[MUD-Dev] [TECH] monitoring RMI-type systems

Adam Martin amsm2 at cam.ac.uk
Wed May 9 22:16:55 CEST 2001


----- Original Message -----
From: "Bruce" <bruce at puremagic.com>
To: <mud-dev at kanga.nu>
Sent: Wednesday, May 09, 2001 2:23 AM
Subject: [MUD-Dev] [TECH] monitoring RMI-type systems

> I asked this question about 3 weeks ago and while it spawned some
> other thread, I didn't get any answer, so I'm willing to be
> stubborn. :)

> One model of distributed communication between objects is that of
> RMI or CORBA, where operations are intended to be transparent.  From
> the syntax of a method invocation, you can't directly tell that a
> distributed operation has just happened.

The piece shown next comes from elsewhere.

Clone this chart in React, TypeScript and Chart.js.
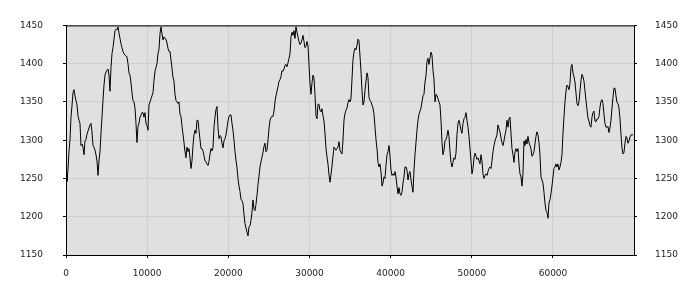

> Other models make that much more explicit or don't even use the
> method call type model for doing distributed operations.

> Since the costs between an in-process vs. remote method call as well
> as the potential failures as so vastly different, the former model
> strikes me as being dangerous in actual use.

Please could you explain further: from day to day usage of RMI, and
from a course I'm currently doing focussed on CORBA and Distributed
Systems, I would have to say that neither is meant to be, nor ends up
being, transparent. E.g. with CORBA, language object refs and IDL refs
are explicitly not interchangeable. E.g. in RMI, you have to jump
through hoops to get hold of an object remotely, and you have all
sorts of fun and games using them - although there is one situation
where you can (sort of) use the remote objects as though they were
local, it certainly doesn't seem to be the main focus of RMI.

> So, my questions:

> Or am I completely off the wall and wrong here and that that type of
> problem never arises in real life?  If so, why?

Although I don't have answers to your individual questions, from
personal (and peers') experience from a couple of distributed
projects, I'd say:

  - RMI is often untraceable when something goes wrong. Blame
  Sun/JavaSoft, it tends to throw general purpose exceptions when it
  shouldnt - many bugs outstanding on this issue - you end up clueless
  as to what is the problem

  - Similar to when using multi-threading in non-trivial situations, I
  suggest you plan very explicitly when why and where you will be
  doing distribution, especially if you want to distribute objects. My
  experience all suggests that trying to define it generically for use
  within any project leads to too many problems, and its worth not
  trying to create extensible frameworks etc - but then, my exposure
  to commercial and non-CORBA, non-RMI solutions is so slight that I
  have no idea how much better they might perform.